Pretty much, although I’ll add that you have to have your other distributions added in with random means and widths in order for them to eventually look like a Bell Curve. If you added up a bunch of bimodal distributions with both of the peaks always in the same place, you’d end up with a bimodal distribution, not a normal curve. Which is as it should be – we DO see bimodal distributions under the right circumstances, as a result of taking a lot of data points. Or Poisson distributions or binomial distributions or whatever.

But

Central Limit Theorem (CLT): Definition and Key Characteristics.

Bimodal distributions will still tend towards Gaussians, if you’re looking at the mean.

Take the ultimate bimodal distribution, a roll of a 1d2 (that is, it has a 50% chance of giving a 1, and a 50% chance of giving a 2, and no chance of anything else). Now roll 10d2, and divide the result by 10: You’re probably going to get something close to 1.5. Whatever the result is, record it. Then roll 10d2 again, divide by 10, and record that result, and so on. Repeat many times, and the averages you recorded will still show something very close to a Gaussian distribution, even though you were starting from something perfectly bimodal.

As stated, I would say this is not correct. If you take many samples from a distribution and plot each, you’ll reproduce the actual distribution. You get a Gaussian by looking at the averages of many large samples. (Actually, in the limit as the size of the samples becomes larger.)

That’s what he said: “If I look at the means from many samples”.

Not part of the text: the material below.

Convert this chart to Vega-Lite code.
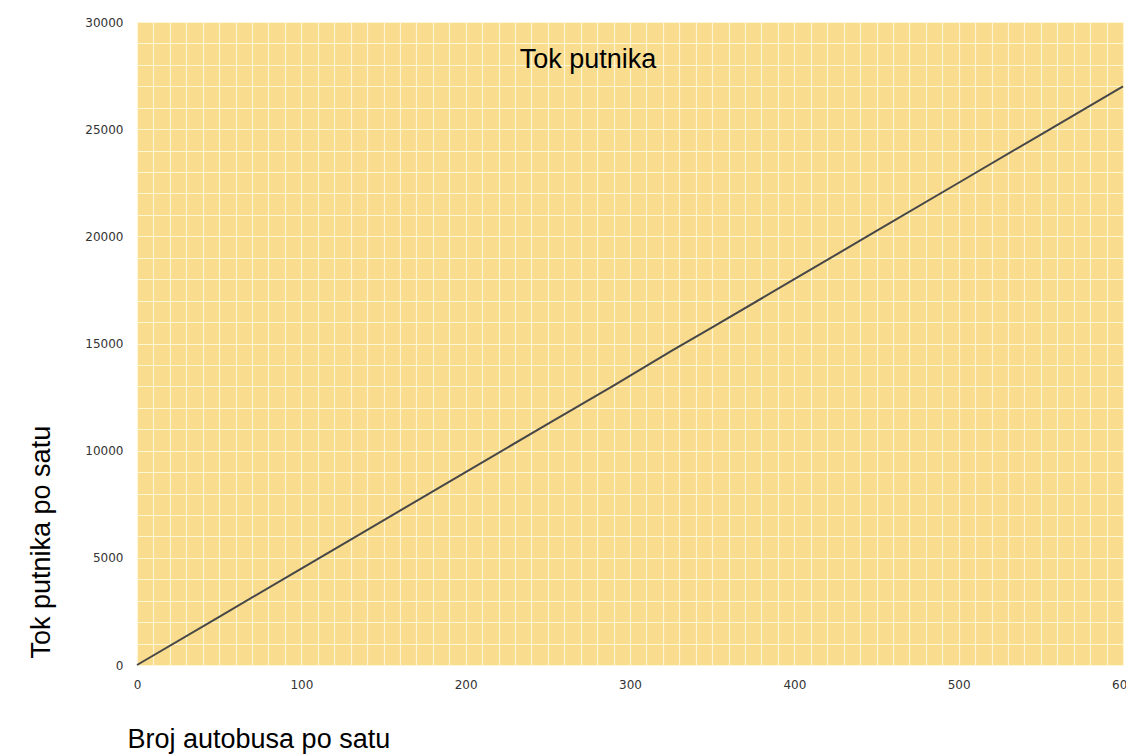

True. The part I was reacting to was, “Furthermore, this implies the original population is not Gaussian because not enough samples were taken. And that it would be (essentially) Gaussian if more samples were taken.” This seems to suggest that sampling the original distribution would produce a Gaussian distribution if enough samples were taken, rather than reproducing the distribution itself, but I may be misreading that.